The meaning of church in the Bible
The word “church” in the Bible comes from the Greek word “ekklesia”.
Ekklesia is used to refer to an assembly, congregation, or called out people.
There’s a saying I’ve heard many Christians say:
“It’s about the people — not about the steeple!”
It’s true. The word ekklesia is referring more to the people than it is to the building we attend.
So, the building isn’t important, it’s about the people. We don’t go to church per se, we are the church. Each believer makes up the church. We are a collective whole.
Do I have to go to church to be saved?
No, you don’t have to go to church to be saved. Our salvation isn’t based on what we do. Good works will not save us. What saves us is trusting and believing in Jesus.
However, that doesn’t mean you shouldn’t go to church. The church is there to encourage and motivate us in our walk of faith. There are many benefits to attending a local congregation.
The benefits of going to church
As a new believer, you might be wondering, “Why is it is important to go to church? What are the benefits?” There are some who believe watching a sermon and doing a bible study at home suffices. But the reality is this doesn’t compare to going to church.
There are many lifelong benefits associated with going to church.
#1 Spiritual Benefits
Going to church brings many spiritual benefits.
At a church, you’re under leadership. These leaders will learn who you are over time. This helps them know how to pray for you, encourage you, teach you, and challenge you in your faith.
You’re also more likely to experience fellowship at church. Finding like-minded believers who want to worship God with you is a blessing. These believers could turn into your closest and lifelong friends.
Of course, going to church also brings you closer to God (which is most important!). There have been numerous times where I’ve heard a message at church that was relevant to my life at the time. God was speaking to me through people at church.
#2 Mental Benefits
Going to church also brings mental benefits.
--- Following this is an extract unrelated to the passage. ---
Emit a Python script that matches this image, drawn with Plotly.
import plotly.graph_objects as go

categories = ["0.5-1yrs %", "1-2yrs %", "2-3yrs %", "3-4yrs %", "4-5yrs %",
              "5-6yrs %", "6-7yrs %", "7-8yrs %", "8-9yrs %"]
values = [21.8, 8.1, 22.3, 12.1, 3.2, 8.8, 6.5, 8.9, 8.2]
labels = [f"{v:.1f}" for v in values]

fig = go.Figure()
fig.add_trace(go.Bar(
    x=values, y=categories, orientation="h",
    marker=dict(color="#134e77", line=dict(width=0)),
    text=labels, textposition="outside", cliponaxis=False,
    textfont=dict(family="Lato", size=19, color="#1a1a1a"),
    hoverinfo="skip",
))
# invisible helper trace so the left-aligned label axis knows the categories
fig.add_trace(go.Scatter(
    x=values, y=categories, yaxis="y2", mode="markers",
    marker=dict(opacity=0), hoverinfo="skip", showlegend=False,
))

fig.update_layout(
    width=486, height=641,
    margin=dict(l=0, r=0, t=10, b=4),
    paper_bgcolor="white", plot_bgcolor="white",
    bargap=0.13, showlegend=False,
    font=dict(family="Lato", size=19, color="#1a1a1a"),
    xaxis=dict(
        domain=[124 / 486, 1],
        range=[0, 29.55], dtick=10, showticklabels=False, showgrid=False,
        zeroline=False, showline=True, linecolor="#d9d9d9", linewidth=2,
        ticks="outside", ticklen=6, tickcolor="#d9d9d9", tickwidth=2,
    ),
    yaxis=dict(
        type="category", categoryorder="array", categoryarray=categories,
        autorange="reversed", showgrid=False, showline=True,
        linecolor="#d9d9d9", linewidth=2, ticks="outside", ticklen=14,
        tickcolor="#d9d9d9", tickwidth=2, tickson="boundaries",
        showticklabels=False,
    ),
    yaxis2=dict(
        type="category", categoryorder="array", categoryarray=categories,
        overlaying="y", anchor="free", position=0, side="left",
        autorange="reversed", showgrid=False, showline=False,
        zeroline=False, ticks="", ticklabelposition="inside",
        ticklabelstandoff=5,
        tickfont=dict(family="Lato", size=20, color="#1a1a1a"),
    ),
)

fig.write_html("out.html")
Depression, anxiety, and stress are lower in those who attend church versus those who don’t. According to AARP, “research links regular worship to lower rates of depression, among other health benefits”.
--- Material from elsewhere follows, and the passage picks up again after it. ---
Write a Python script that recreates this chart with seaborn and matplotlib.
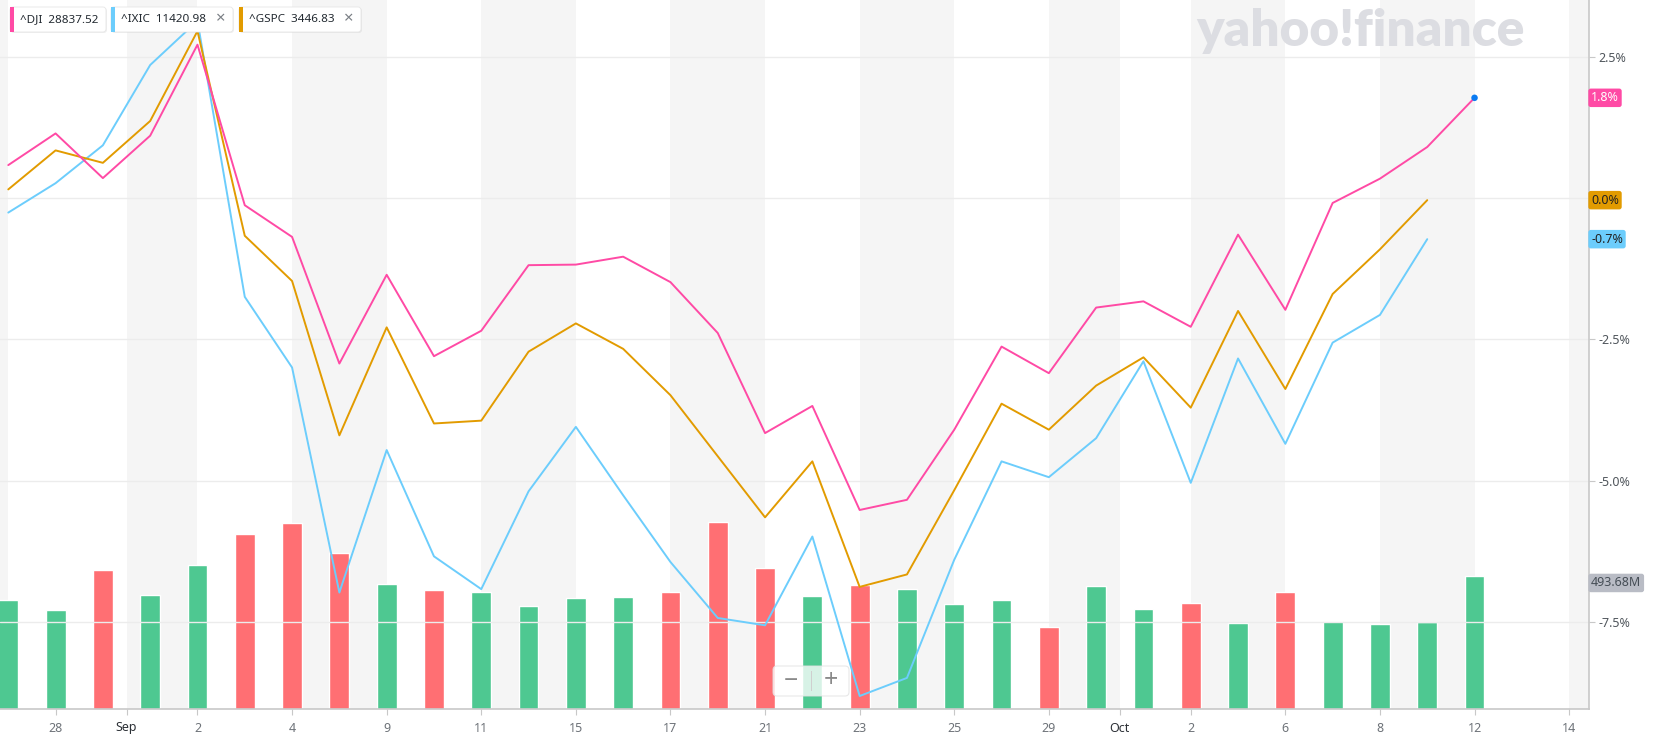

It makes sense. Going to church gives you a strong sense of community with like-minded people. You have the support of others as you go through life.
You also have the power of prayer on your side and a plethora of people to pray for you. God says, “where two or three gather in my name, there I am with them”.
#3 Physical Benefits
Surprisingly, going to church also brings physical benefits.
Those who go to church tend to be healthier than those who don’t.
Those who go to church are less likely to smoke, drink, and have unhealthy habits. They’re even more likely to live longer! According to AARP, “women who went to religious services more than once a week had a 33 percent lower risk of death than those who didn’t”.